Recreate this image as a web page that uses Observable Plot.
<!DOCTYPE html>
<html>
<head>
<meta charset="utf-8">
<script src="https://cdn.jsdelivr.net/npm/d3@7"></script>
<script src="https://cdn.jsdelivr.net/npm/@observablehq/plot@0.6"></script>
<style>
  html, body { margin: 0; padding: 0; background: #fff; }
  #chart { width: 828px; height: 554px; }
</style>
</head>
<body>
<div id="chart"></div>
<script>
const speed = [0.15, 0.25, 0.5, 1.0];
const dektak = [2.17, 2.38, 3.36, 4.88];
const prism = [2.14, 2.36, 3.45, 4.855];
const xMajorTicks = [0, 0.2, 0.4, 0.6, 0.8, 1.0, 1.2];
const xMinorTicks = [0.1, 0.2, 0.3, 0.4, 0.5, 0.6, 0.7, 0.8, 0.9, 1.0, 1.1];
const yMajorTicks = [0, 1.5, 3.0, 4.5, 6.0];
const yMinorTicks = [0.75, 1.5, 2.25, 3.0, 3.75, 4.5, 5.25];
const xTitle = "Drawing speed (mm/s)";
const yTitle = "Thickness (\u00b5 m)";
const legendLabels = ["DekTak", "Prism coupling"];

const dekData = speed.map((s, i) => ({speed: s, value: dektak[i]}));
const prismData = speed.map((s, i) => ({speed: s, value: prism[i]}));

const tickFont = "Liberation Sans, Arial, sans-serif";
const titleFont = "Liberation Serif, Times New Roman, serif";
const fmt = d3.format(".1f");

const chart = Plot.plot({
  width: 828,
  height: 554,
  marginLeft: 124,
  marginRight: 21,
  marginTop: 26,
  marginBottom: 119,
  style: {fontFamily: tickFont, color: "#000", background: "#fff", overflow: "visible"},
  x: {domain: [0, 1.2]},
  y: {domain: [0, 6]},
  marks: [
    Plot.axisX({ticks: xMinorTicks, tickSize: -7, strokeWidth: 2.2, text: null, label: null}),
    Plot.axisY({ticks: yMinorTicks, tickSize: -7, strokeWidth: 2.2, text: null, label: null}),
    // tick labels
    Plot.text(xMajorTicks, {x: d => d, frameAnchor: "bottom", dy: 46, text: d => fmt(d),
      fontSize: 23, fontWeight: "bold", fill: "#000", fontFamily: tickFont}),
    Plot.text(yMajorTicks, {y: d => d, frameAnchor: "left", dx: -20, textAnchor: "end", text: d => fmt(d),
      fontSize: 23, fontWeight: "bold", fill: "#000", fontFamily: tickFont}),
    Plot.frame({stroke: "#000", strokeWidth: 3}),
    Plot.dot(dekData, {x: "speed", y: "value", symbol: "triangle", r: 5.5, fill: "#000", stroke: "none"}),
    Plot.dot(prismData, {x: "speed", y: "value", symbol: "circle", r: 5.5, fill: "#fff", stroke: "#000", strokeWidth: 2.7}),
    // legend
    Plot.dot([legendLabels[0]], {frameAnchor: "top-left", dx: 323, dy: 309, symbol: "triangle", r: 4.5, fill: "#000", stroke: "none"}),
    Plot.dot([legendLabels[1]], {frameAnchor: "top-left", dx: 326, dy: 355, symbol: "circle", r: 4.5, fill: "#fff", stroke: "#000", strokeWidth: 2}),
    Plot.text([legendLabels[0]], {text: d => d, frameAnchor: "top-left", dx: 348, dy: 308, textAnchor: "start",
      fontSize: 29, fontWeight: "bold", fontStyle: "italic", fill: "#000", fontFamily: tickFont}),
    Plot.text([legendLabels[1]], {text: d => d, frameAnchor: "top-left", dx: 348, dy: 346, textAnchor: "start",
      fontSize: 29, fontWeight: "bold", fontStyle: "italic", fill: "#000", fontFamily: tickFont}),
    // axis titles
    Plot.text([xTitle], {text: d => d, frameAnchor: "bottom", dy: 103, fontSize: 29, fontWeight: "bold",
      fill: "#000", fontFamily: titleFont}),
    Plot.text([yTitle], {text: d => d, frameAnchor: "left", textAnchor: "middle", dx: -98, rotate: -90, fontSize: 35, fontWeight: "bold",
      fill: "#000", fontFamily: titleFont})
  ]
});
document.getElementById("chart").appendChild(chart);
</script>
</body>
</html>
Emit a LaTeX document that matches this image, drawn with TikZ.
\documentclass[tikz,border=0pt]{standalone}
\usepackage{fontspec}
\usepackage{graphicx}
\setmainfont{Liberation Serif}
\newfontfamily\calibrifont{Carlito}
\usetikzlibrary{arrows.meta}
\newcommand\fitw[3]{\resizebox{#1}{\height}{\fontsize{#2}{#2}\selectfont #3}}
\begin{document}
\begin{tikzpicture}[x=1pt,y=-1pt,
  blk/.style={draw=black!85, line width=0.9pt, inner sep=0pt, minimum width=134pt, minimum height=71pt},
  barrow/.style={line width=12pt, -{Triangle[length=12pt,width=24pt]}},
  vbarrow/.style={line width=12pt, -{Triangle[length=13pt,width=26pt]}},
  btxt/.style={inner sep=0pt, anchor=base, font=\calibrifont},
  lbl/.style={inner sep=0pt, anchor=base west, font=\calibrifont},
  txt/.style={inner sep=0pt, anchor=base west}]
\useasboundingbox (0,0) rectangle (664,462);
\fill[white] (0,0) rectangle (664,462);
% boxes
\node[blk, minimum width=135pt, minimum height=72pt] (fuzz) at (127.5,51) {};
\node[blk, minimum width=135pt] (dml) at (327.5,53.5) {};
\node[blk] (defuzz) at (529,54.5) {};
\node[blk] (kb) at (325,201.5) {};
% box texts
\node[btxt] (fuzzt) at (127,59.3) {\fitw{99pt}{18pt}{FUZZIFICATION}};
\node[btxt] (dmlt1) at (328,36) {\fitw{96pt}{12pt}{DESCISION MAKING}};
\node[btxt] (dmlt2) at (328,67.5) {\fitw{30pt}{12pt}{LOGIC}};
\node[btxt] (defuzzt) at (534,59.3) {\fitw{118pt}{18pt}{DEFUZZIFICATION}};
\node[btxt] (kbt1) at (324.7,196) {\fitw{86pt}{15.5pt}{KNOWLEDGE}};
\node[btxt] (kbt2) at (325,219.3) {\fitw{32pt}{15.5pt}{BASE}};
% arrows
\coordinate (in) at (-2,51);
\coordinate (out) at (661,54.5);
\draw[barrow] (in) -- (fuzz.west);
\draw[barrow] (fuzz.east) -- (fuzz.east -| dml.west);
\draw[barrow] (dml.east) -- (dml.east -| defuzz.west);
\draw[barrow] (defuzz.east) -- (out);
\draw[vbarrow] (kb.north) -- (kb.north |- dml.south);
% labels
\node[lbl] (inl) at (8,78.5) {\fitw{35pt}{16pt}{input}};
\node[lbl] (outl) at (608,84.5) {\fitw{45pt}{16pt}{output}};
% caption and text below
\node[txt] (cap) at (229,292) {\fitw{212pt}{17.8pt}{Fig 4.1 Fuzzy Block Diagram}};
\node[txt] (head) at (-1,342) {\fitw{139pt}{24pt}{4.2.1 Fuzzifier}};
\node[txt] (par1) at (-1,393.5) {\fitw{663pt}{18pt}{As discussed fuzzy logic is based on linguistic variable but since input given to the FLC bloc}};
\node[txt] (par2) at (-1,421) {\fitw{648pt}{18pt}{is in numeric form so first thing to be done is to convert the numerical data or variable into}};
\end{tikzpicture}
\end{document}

**EXERCISE DETAILS:**
Print the records once more, exactly as they were given.

**RESPONSE FOR THIS EXERCISE:**
Recreate this image as a web page that uses Observable Plot.
<!DOCTYPE html>
<html>
<head>
<meta charset="utf-8">
<script src="https://cdn.jsdelivr.net/npm/d3@7"></script>
<script src="https://cdn.jsdelivr.net/npm/@observablehq/plot@0.6"></script>
<style>
  html, body { margin: 0; padding: 0; background: #fff; }
  #chart { width: 828px; height: 554px; }
</style>
</head>
<body>
<div id="chart"></div>
<script>
const speed = [0.15, 0.25, 0.5, 1.0];
const dektak = [2.17, 2.38, 3.36, 4.88];
const prism = [2.14, 2.36, 3.45, 4.855];
const xMajorTicks = [0, 0.2, 0.4, 0.6, 0.8, 1.0, 1.2];
const xMinorTicks = [0.1, 0.2, 0.3, 0.4, 0.5, 0.6, 0.7, 0.8, 0.9, 1.0, 1.1];
const yMajorTicks = [0, 1.5, 3.0, 4.5, 6.0];
const yMinorTicks = [0.75, 1.5, 2.25, 3.0, 3.75, 4.5, 5.25];
const xTitle = "Drawing speed (mm/s)";
const yTitle = "Thickness (\u00b5 m)";
const legendLabels = ["DekTak", "Prism coupling"];

const dekData = speed.map((s, i) => ({speed: s, value: dektak[i]}));
const prismData = speed.map((s, i) => ({speed: s, value: prism[i]}));

const tickFont = "Liberation Sans, Arial, sans-serif";
const titleFont = "Liberation Serif, Times New Roman, serif";
const fmt = d3.format(".1f");

const chart = Plot.plot({
  width: 828,
  height: 554,
  marginLeft: 124,
  marginRight: 21,
  marginTop: 26,
  marginBottom: 119,
  style: {fontFamily: tickFont, color: "#000", background: "#fff", overflow: "visible"},
  x: {domain: [0, 1.2]},
  y: {domain: [0, 6]},
  marks: [
    Plot.axisX({ticks: xMinorTicks, tickSize: -7, strokeWidth: 2.2, text: null, label: null}),
    Plot.axisY({ticks: yMinorTicks, tickSize: -7, strokeWidth: 2.2, text: null, label: null}),
    // tick labels
    Plot.text(xMajorTicks, {x: d => d, frameAnchor: "bottom", dy: 46, text: d => fmt(d),
      fontSize: 23, fontWeight: "bold", fill: "#000", fontFamily: tickFont}),
    Plot.text(yMajorTicks, {y: d => d, frameAnchor: "left", dx: -20, textAnchor: "end", text: d => fmt(d),
      fontSize: 23, fontWeight: "bold", fill: "#000", fontFamily: tickFont}),
    Plot.frame({stroke: "#000", strokeWidth: 3}),
    Plot.dot(dekData, {x: "speed", y: "value", symbol: "triangle", r: 5.5, fill: "#000", stroke: "none"}),
    Plot.dot(prismData, {x: "speed", y: "value", symbol: "circle", r: 5.5, fill: "#fff", stroke: "#000", strokeWidth: 2.7}),
    // legend
    Plot.dot([legendLabels[0]], {frameAnchor: "top-left", dx: 323, dy: 309, symbol: "triangle", r: 4.5, fill: "#000", stroke: "none"}),
    Plot.dot([legendLabels[1]], {frameAnchor: "top-left", dx: 326, dy: 355, symbol: "circle", r: 4.5, fill: "#fff", stroke: "#000", strokeWidth: 2}),
    Plot.text([legendLabels[0]], {text: d => d, frameAnchor: "top-left", dx: 348, dy: 308, textAnchor: "start",
      fontSize: 29, fontWeight: "bold", fontStyle: "italic", fill: "#000", fontFamily: tickFont}),
    Plot.text([legendLabels[1]], {text: d => d, frameAnchor: "top-left", dx: 348, dy: 346, textAnchor: "start",
      fontSize: 29, fontWeight: "bold", fontStyle: "italic", fill: "#000", fontFamily: tickFont}),
    // axis titles
    Plot.text([xTitle], {text: d => d, frameAnchor: "bottom", dy: 103, fontSize: 29, fontWeight: "bold",
      fill: "#000", fontFamily: titleFont}),
    Plot.text([yTitle], {text: d => d, frameAnchor: "left", textAnchor: "middle", dx: -98, rotate: -90, fontSize: 35, fontWeight: "bold",
      fill: "#000", fontFamily: titleFont})
  ]
});
document.getElementById("chart").appendChild(chart);
</script>
</body>
</html>
Emit a LaTeX document that matches this image, drawn with TikZ.
\documentclass[tikz,border=0pt]{standalone}
\usepackage{fontspec}
\usepackage{graphicx}
\setmainfont{Liberation Serif}
\newfontfamily\calibrifont{Carlito}
\usetikzlibrary{arrows.meta}
\newcommand\fitw[3]{\resizebox{#1}{\height}{\fontsize{#2}{#2}\selectfont #3}}
\begin{document}
\begin{tikzpicture}[x=1pt,y=-1pt,
  blk/.style={draw=black!85, line width=0.9pt, inner sep=0pt, minimum width=134pt, minimum height=71pt},
  barrow/.style={line width=12pt, -{Triangle[length=12pt,width=24pt]}},
  vbarrow/.style={line width=12pt, -{Triangle[length=13pt,width=26pt]}},
  btxt/.style={inner sep=0pt, anchor=base, font=\calibrifont},
  lbl/.style={inner sep=0pt, anchor=base west, font=\calibrifont},
  txt/.style={inner sep=0pt, anchor=base west}]
\useasboundingbox (0,0) rectangle (664,462);
\fill[white] (0,0) rectangle (664,462);
% boxes
\node[blk, minimum width=135pt, minimum height=72pt] (fuzz) at (127.5,51) {};
\node[blk, minimum width=135pt] (dml) at (327.5,53.5) {};
\node[blk] (defuzz) at (529,54.5) {};
\node[blk] (kb) at (325,201.5) {};
% box texts
\node[btxt] (fuzzt) at (127,59.3) {\fitw{99pt}{18pt}{FUZZIFICATION}};
\node[btxt] (dmlt1) at (328,36) {\fitw{96pt}{12pt}{DESCISION MAKING}};
\node[btxt] (dmlt2) at (328,67.5) {\fitw{30pt}{12pt}{LOGIC}};
\node[btxt] (defuzzt) at (534,59.3) {\fitw{118pt}{18pt}{DEFUZZIFICATION}};
\node[btxt] (kbt1) at (324.7,196) {\fitw{86pt}{15.5pt}{KNOWLEDGE}};
\node[btxt] (kbt2) at (325,219.3) {\fitw{32pt}{15.5pt}{BASE}};
% arrows
\coordinate (in) at (-2,51);
\coordinate (out) at (661,54.5);
\draw[barrow] (in) -- (fuzz.west);
\draw[barrow] (fuzz.east) -- (fuzz.east -| dml.west);
\draw[barrow] (dml.east) -- (dml.east -| defuzz.west);
\draw[barrow] (defuzz.east) -- (out);
\draw[vbarrow] (kb.north) -- (kb.north |- dml.south);
% labels
\node[lbl] (inl) at (8,78.5) {\fitw{35pt}{16pt}{input}};
\node[lbl] (outl) at (608,84.5) {\fitw{45pt}{16pt}{output}};
% caption and text below
\node[txt] (cap) at (229,292) {\fitw{212pt}{17.8pt}{Fig 4.1 Fuzzy Block Diagram}};
\node[txt] (head) at (-1,342) {\fitw{139pt}{24pt}{4.2.1 Fuzzifier}};
\node[txt] (par1) at (-1,393.5) {\fitw{663pt}{18pt}{As discussed fuzzy logic is based on linguistic variable but since input given to the FLC bloc}};
\node[txt] (par2) at (-1,421) {\fitw{648pt}{18pt}{is in numeric form so first thing to be done is to convert the numerical data or variable into}};
\end{tikzpicture}
\end{document}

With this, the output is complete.